*WHAT THE TASK REQUIRES*. Quote word for word the lines below, beginning with the first and ending with the one that has "(title) at (90,25)". Drop the pictures.

╭──

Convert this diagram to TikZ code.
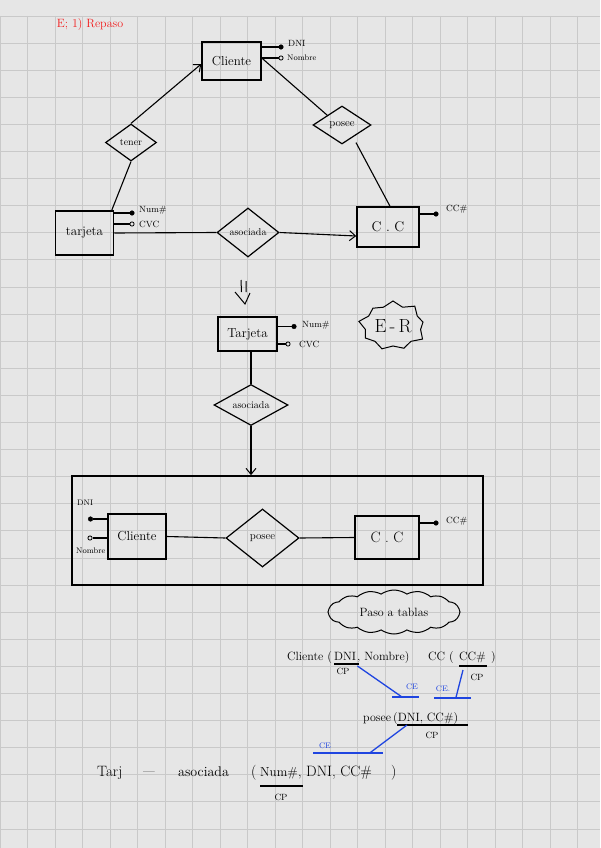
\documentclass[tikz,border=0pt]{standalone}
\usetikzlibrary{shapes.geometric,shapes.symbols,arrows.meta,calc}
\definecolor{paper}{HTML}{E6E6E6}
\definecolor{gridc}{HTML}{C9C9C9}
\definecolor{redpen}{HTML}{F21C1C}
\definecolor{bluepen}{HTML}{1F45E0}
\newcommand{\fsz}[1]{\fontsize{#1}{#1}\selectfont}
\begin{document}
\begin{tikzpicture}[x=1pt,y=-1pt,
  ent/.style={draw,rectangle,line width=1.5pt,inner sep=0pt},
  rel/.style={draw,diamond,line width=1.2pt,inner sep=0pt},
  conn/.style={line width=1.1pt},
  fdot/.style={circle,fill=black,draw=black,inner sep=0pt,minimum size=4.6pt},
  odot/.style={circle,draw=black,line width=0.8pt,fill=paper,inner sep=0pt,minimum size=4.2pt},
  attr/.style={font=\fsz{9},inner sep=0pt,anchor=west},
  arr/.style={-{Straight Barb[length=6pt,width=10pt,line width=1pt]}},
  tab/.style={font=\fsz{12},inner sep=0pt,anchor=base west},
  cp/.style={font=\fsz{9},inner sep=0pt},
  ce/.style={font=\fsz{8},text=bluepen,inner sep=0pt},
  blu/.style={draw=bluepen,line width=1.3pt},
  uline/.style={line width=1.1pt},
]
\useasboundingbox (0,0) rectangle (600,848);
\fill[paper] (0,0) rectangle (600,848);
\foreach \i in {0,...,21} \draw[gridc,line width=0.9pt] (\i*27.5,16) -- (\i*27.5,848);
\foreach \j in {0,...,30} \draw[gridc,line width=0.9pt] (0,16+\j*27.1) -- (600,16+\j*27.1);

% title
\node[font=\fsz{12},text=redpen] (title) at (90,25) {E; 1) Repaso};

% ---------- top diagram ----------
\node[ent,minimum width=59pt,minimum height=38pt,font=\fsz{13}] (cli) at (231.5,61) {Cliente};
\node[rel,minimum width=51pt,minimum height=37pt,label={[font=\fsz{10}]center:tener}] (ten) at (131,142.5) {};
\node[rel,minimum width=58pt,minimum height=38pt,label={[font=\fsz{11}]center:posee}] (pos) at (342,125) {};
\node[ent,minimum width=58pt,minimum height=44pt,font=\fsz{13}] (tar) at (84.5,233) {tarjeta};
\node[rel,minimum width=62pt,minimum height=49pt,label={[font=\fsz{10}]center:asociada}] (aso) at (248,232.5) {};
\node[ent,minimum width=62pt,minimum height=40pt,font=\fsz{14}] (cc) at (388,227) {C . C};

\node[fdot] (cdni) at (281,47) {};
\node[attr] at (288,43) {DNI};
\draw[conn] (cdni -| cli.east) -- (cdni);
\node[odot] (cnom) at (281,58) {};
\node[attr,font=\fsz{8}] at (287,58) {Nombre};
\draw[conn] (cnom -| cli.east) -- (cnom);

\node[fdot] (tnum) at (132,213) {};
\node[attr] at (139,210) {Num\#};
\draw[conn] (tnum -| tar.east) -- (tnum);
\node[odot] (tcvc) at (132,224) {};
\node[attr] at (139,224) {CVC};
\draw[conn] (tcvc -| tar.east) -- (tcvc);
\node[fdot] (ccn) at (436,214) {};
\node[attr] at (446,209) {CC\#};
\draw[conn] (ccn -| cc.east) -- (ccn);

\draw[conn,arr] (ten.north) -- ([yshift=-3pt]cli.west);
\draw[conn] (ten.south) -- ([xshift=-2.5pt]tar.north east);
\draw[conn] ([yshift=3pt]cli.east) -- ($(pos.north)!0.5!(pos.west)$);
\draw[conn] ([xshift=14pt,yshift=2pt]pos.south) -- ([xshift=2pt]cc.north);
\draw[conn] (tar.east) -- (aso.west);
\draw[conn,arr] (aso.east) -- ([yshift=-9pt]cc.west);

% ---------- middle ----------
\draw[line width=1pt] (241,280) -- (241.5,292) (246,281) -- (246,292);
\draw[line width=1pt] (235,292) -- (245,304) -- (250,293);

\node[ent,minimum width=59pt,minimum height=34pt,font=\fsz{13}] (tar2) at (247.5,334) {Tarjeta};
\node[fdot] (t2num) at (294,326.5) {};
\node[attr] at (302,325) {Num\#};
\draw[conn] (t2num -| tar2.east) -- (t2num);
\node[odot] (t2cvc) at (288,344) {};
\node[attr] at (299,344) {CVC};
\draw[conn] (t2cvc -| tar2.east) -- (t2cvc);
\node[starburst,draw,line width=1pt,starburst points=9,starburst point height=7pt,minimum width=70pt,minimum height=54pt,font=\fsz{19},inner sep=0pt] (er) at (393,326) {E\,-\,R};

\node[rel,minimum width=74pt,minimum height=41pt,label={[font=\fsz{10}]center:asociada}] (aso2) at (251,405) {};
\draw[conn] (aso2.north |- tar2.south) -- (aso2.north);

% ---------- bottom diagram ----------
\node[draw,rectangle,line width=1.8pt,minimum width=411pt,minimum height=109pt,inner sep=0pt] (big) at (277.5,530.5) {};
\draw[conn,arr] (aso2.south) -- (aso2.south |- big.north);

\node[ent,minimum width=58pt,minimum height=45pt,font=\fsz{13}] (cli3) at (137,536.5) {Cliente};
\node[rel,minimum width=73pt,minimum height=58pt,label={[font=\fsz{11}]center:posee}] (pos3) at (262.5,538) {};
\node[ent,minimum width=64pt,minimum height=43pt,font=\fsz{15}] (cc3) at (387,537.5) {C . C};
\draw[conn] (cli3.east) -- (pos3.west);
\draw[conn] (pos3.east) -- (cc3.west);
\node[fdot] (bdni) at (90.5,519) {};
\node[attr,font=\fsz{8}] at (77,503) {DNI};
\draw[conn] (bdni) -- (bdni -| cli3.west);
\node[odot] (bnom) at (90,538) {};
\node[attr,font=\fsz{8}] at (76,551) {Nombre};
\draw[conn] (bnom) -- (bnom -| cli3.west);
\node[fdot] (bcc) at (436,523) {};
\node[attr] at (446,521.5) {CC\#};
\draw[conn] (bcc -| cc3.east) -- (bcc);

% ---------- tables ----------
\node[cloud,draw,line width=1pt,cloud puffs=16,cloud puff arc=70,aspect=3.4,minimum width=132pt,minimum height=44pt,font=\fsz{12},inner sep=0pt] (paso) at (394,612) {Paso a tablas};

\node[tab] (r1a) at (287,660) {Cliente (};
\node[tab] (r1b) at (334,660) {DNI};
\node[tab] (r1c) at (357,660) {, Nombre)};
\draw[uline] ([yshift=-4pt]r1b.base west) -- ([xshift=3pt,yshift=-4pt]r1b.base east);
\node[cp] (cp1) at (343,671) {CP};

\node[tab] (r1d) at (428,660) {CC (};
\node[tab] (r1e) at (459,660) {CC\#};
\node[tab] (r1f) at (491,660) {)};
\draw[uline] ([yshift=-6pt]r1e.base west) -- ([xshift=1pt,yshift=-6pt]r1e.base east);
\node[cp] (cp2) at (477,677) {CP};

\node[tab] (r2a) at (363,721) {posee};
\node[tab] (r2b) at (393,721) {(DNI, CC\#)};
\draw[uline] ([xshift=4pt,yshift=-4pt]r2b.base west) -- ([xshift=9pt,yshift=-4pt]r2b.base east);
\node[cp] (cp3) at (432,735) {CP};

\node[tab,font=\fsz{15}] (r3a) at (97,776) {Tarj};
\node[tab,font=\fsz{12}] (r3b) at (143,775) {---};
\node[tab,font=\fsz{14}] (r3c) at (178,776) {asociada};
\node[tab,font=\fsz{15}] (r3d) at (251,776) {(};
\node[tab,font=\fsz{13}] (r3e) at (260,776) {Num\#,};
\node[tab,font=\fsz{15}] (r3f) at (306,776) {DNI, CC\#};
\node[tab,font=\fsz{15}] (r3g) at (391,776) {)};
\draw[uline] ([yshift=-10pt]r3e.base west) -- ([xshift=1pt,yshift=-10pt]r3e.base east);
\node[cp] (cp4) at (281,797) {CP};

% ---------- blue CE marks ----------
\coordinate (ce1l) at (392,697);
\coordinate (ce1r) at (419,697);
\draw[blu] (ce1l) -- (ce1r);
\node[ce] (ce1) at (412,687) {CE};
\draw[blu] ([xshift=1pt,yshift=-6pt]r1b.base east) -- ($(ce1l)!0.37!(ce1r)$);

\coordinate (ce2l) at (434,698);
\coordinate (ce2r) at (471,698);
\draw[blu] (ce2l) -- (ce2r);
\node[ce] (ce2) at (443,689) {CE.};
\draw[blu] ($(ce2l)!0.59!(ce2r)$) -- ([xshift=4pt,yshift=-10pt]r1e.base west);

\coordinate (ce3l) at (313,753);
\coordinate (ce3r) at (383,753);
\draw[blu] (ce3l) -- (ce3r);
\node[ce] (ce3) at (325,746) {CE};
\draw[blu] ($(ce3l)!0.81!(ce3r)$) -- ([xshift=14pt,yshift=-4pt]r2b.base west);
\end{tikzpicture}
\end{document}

╰──

*FULL ANSWER*.
Convert this diagram to TikZ code.
\documentclass[tikz,border=0pt]{standalone}
\usetikzlibrary{shapes.geometric,shapes.symbols,arrows.meta,calc}
\definecolor{paper}{HTML}{E6E6E6}
\definecolor{gridc}{HTML}{C9C9C9}
\definecolor{redpen}{HTML}{F21C1C}
\definecolor{bluepen}{HTML}{1F45E0}
\newcommand{\fsz}[1]{\fontsize{#1}{#1}\selectfont}
\begin{document}
\begin{tikzpicture}[x=1pt,y=-1pt,
  ent/.style={draw,rectangle,line width=1.5pt,inner sep=0pt},
  rel/.style={draw,diamond,line width=1.2pt,inner sep=0pt},
  conn/.style={line width=1.1pt},
  fdot/.style={circle,fill=black,draw=black,inner sep=0pt,minimum size=4.6pt},
  odot/.style={circle,draw=black,line width=0.8pt,fill=paper,inner sep=0pt,minimum size=4.2pt},
  attr/.style={font=\fsz{9},inner sep=0pt,anchor=west},
  arr/.style={-{Straight Barb[length=6pt,width=10pt,line width=1pt]}},
  tab/.style={font=\fsz{12},inner sep=0pt,anchor=base west},
  cp/.style={font=\fsz{9},inner sep=0pt},
  ce/.style={font=\fsz{8},text=bluepen,inner sep=0pt},
  blu/.style={draw=bluepen,line width=1.3pt},
  uline/.style={line width=1.1pt},
]
\useasboundingbox (0,0) rectangle (600,848);
\fill[paper] (0,0) rectangle (600,848);
\foreach \i in {0,...,21} \draw[gridc,line width=0.9pt] (\i*27.5,16) -- (\i*27.5,848);
\foreach \j in {0,...,30} \draw[gridc,line width=0.9pt] (0,16+\j*27.1) -- (600,16+\j*27.1);

% title
\node[font=\fsz{12},text=redpen] (title) at (90,25) {E; 1) Repaso};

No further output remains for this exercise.